While Republicans richly deserve the lion's share of blame for the grotesquely corrupt 109th Congress, it is only fair to note that ranking Democrats have long fought to preserve and benefit from many of the same loopholes and technicalities.

Democratic whip Dick Durbin of Illinois has been criticized for accepting trips for himself and his wife that were paid for by outside groups such as the not-for-profit Aspen Institute. Likewise, the presumptive Senate majority leader, Harry Reid of Nevada, was recently scrutinized for alleged ethics lapses, including a controversial land deal in Las Vegas and the use of campaign funds to give Christmas bonuses to workers at his luxury condo building in Washington.
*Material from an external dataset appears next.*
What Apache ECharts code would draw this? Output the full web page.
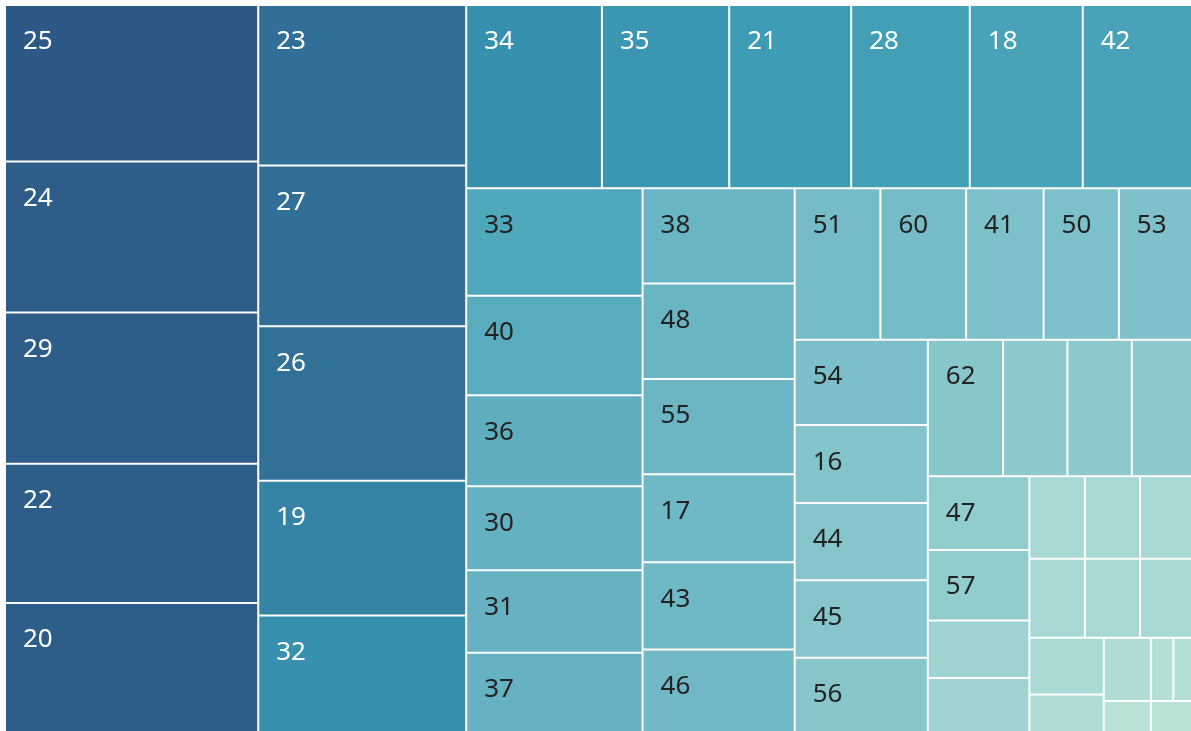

None of this means that the Democrats cannot show that they are capable of personal change with needed political reform. Yet, the last Democratic proposals for ethics reforms contain obvious gaps that would allow the continuation of corrupt practices, including some favored by their leadership.

To-do list

If Pelosi is serious about "draining the swamp," here are 10 practices that would have to end:

Free vacations.

Prohibit travel for members and their family and staff paid by outside groups, including not-for-profit organizations.

Playing the market.

Bar members from legislating in areas where they have financial interests by closing a loophole in the definition of "outside income," which excludes investments and stocks. Better yet, require the use of blind trusts by members (already used by executive and judicial officers).

Quid pro quo deals.

End the practice of receiving windfall private deals from partners, who then receive generous government contracts. Require recusal from any matter in which a business partner has a direct financial interest.

Self-policing.

Create an independent office of ethics in which non-members investigate and rule on allegations of unethical conduct. 

Misuse of campaign funds.

Prohibit the use of such funds for any purpose other than direct campaign costs for the original recipient, barring the transfer of funds to other candidates.

Family lobbyists.

Bar members from any official contact with family members who are employed as lobbyists and require recusal from any committee with jurisdiction over issues on which a spouse or a child is a lobbyist. Enact an ethics principle that expressly condemns the employment of spouses or children as lobbyists as harmful to the institution.

Family businesses.

Strengthen nepotism rules, including a ban on the hiring of spouses and family as campaign staff or contractors.

Gifts.

Change the scope of prohibited gifts to include the use of private jets by members and catered food for members or staff. Also require the valuation of gifts by an independent ethics committee.

Club privileges.

End all special access to the floor and other areas for former members that allows them free access as lobbyists.

Earmarks.

The primary currency for corrupt practices and pork barrel projects remains earmarks - special pet projects inserted into budgets outside of the usual competitive bidding and appropriations processes. Democrats have proposed  changes but not the most obvious: Ban earmarks.

Believing in Pelosi's promise is the ultimate victory of hope over experience. Indeed, Democratic proposals still fall short of a true cleaning as opposed to a quick dust and polish in the "first 100 hours." Yet, if she implements these 10 reforms, Pelosi can prove that it is possible for reformed sinners to sin no more.